Понимая, что месячная работа следствия выглядит провально, Вершинин 14 августа настрочил судмедэксперту Сизовой обращение, которое сильно смахивало на панический вопль. Процитируем самую существенную его часть (стилистика и орфография подлинника сохранены): «В частной беседе с Вами Вы высказали то предположение, что в связи с наличием большого налёта на кинжале ржавчины присутствие крови могло быть и не обнаружено.., могла ли при тех исследованиях, которые Вы производили, оказаться необнаруженной кровь на вещ. доказательстве – кинжале, в связи с наличием на нём налета ржавчины?
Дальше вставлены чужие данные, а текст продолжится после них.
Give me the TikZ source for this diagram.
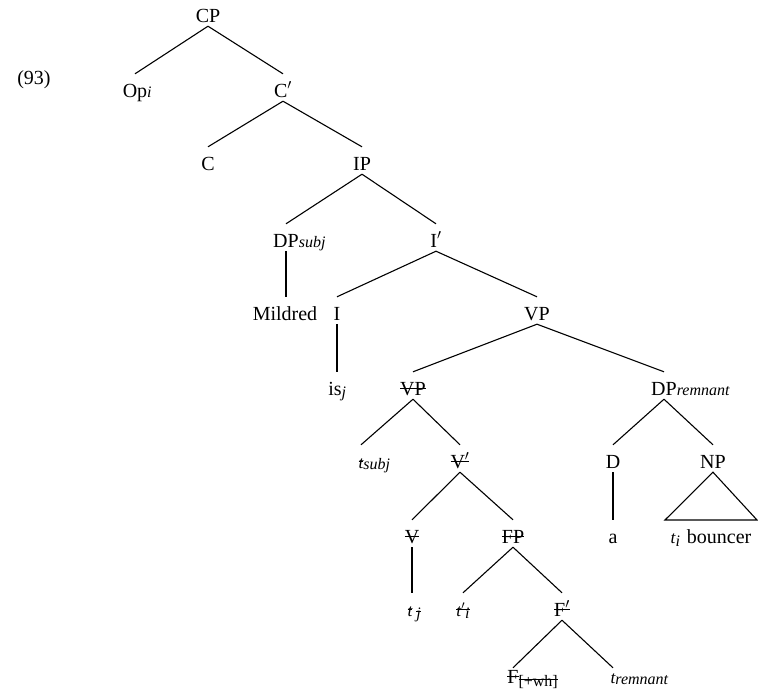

В связи с окончанием дела ответ прошу дать сегодня же».
Кстати, этот документ подписан уже не «помощником начальника ОУР» Вершининым, а «заместителем начальника», из чего можно сделать вывод, что лейтенант вырос в должности (ещё 11 августа он собственноручно указывал, что занимает должность помощника).
Судмедэксперт Сизова вошла в положение засуетившегося заместителя и дала требуемый ответ, правда, не в тот же день, а на следующий: «На ваш запрос от 14/VIII-38 г. за №24-46 сообщаю, что при производимых нами исследованиях с целью обнаружения крови на металлических предметах при наличии ржавчины кровь может быть и не обнаруженной даже при наличии таковой».